»»

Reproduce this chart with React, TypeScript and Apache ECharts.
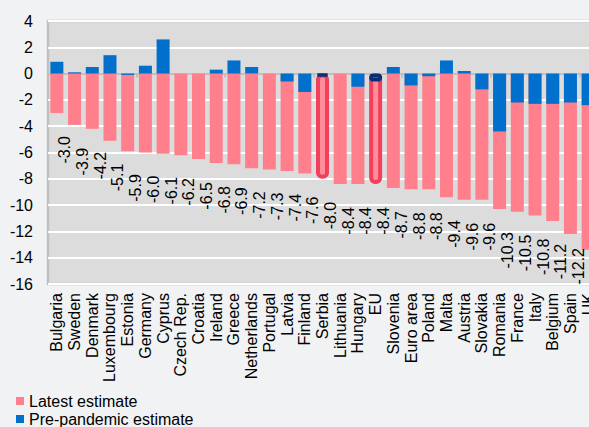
import React, { useEffect, useRef } from "react";
import * as echarts from "echarts";

const categories = [
  "Bulgaria", "Sweden", "Denmark", "Luxembourg", "Estonia", "Germany", "Cyprus",
  "Czech Rep.", "Croatia", "Ireland", "Greece", "Netherlands", "Portugal", "Latvia",
  "Finland", "Serbia", "Lithuania", "Hungary", "EU", "Slovenia", "Euro area", "Poland",
  "Malta", "Austria", "Slovakia", "Romania", "France", "Italy", "Belgium", "Spain", "UK",
];

const latestEstimate = [
  -3.0, -3.9, -4.2, -5.1, -5.9, -6.0, -6.1, -6.2, -6.5, -6.8, -6.9, -7.2, -7.3, -7.4,
  -7.6, -8.0, -8.4, -8.4, -8.4, -8.7, -8.8, -8.8, -9.4, -9.6, -9.6, -10.3, -10.5, -10.8,
  -11.2, -12.2, -13.4,
];

const prePandemicEstimate = [
  0.9, 0.1, 0.5, 1.4, -0.1, 0.6, 2.6, 0, 0, 0.3, 1.0, 0.5, 0, -0.6, -1.4, -0.2, 0, -1.0,
  -0.6, 0.5, -0.9, -0.2, 1.0, 0.2, -1.2, -4.4, -2.2, -2.3, -2.3, -2.2, -2.4,
];

const highlighted = ["Serbia", "EU"];
const labelGapOverride: Record<string, number> = { Spain: 14, UK: 3 };

const FONT = "'Liberation Sans', Arial, sans-serif";
const FONT_SIZE = 16;
const PINK = "#ff808c";
const BLUE = "#0070cc";

function measure(text: string): number {
  const c = document.createElement("canvas").getContext("2d");
  if (!c) return text.length * 8;
  c.font = `${FONT_SIZE}px 'Liberation Sans', Arial, sans-serif`;
  return c.measureText(text).width;
}

export default function App() {
  const ref = useRef<HTMLDivElement>(null);

  useEffect(() => {
    if (!ref.current) return;
    const chart = echarts.init(ref.current, undefined, { renderer: "svg" });

    const latestData = latestEstimate.map((v, i) => {
      const name = categories[i];
      const item: any = { value: v };
      if (highlighted.includes(name)) {
        item.itemStyle = {
          color: "#ff8d99",
          borderColor: "#f2405c",
          borderWidth: 4,
          borderRadius: 4,
        };
      }
      const gap = labelGapOverride[name] !== undefined ? labelGapOverride[name] : 23;
      const txt = v.toFixed(1);
      item.label = { distance: gap + measure(txt) / 2 };
      return item;
    });

    const preData = prePandemicEstimate.map((v, i) => {
      const name = categories[i];
      const item: any = { value: v };
      if (highlighted.includes(name)) {
        item.itemStyle = {
          color: BLUE,
          borderColor: "#0b2f73",
          borderWidth: 3.5,
          borderRadius: 3,
        };
      }
      return item;
    });

    chart.setOption({
      animation: false,
      backgroundColor: "#f1f2f4",
      textStyle: { fontFamily: FONT },
      graphic: [
        {
          type: "text",
          left: 12,
          top: -17,
          style: { text: "(as % of GDP)", fontSize: 17, fontFamily: FONT, fill: "#000" },
        },
      ],
      grid: {
        show: true,
        left: 48,
        top: 21,
        width: 549,
        height: 263,
        backgroundColor: "#dcdcdc",
        borderColor: "#c0c0c0",
        borderWidth: 2.5,
        containLabel: false,
        outerBoundsMode: "none",
      },
      legend: {
        orient: "vertical",
        left: 16,
        top: 393,
        padding: 0,
        itemWidth: 8,
        itemHeight: 8,
        itemGap: 2,
        icon: "rect",
        textStyle: { fontSize: FONT_SIZE, color: "#000", fontFamily: FONT },
        data: ["Latest estimate", "Pre-pandemic estimate"],
      },
      xAxis: [
        {
          type: "category",
          data: categories,
          position: "bottom",
          axisLine: { onZero: true, lineStyle: { color: "#c0c0c0", width: 2 } },
          axisTick: { show: true, length: 4, lineStyle: { color: "#c0c0c0", width: 2 } },
          axisLabel: { show: false },
          splitLine: { show: false },
        },
        {
          type: "category",
          data: categories,
          position: "bottom",
          axisLine: { show: false, onZero: false },
          axisTick: { show: false },
          axisLabel: {
            interval: 0,
            rotate: 90,
            margin: 9,
            fontSize: FONT_SIZE,
            color: "#000",
            fontFamily: FONT,
          },
        },
      ],
      yAxis: {
        type: "value",
        min: -16,
        max: 4,
        interval: 2,
        axisLine: { show: false },
        axisTick: { show: false },
        axisLabel: { fontSize: FONT_SIZE, color: "#000", margin: 15, fontFamily: FONT },
        splitLine: { show: true, lineStyle: { color: "#ffffff", width: 2 } },
      },
      series: [
        {
          name: "Latest estimate",
          type: "bar",
          xAxisIndex: 0,
          barWidth: 13,
          barGap: "-100%",
          itemStyle: { color: PINK },
          label: {
            show: true,
            position: "bottom",
            rotate: 90,
            fontSize: FONT_SIZE,
            color: "#000",
            fontFamily: FONT,
            formatter: (p: any) => Number(p.value).toFixed(1),
          },
          data: latestData,
          z: 2,
        },
        {
          name: "Pre-pandemic estimate",
          type: "bar",
          xAxisIndex: 0,
          barWidth: 13,
          barGap: "-100%",
          itemStyle: { color: BLUE },
          data: preData,
          z: 3,
        },
      ],
    });

    return () => chart.dispose();
  }, []);

  return (
    <div
      ref={ref}
      style={{ position: "fixed", left: 0, top: 0, width: 589, height: 427, overflow: "hidden" }}
    />
  );
}
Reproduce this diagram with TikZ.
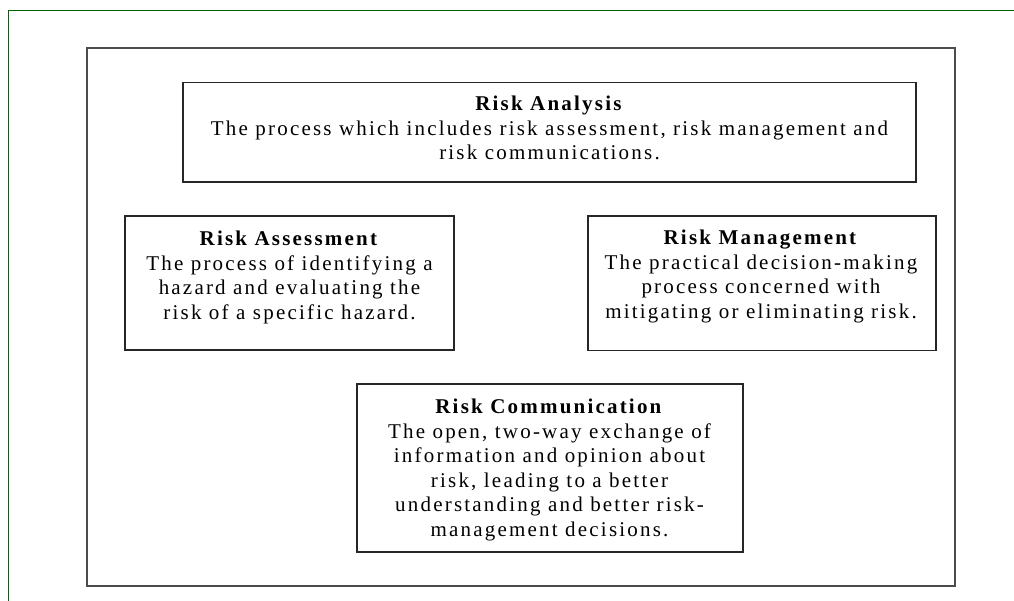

««

§ **Exercise objective**: Search the records for the string "with" and return every line in which it occurs.

§ **Complete answer**:
Reproduce this chart with React, TypeScript and Apache ECharts.
Reproduce this diagram with TikZ.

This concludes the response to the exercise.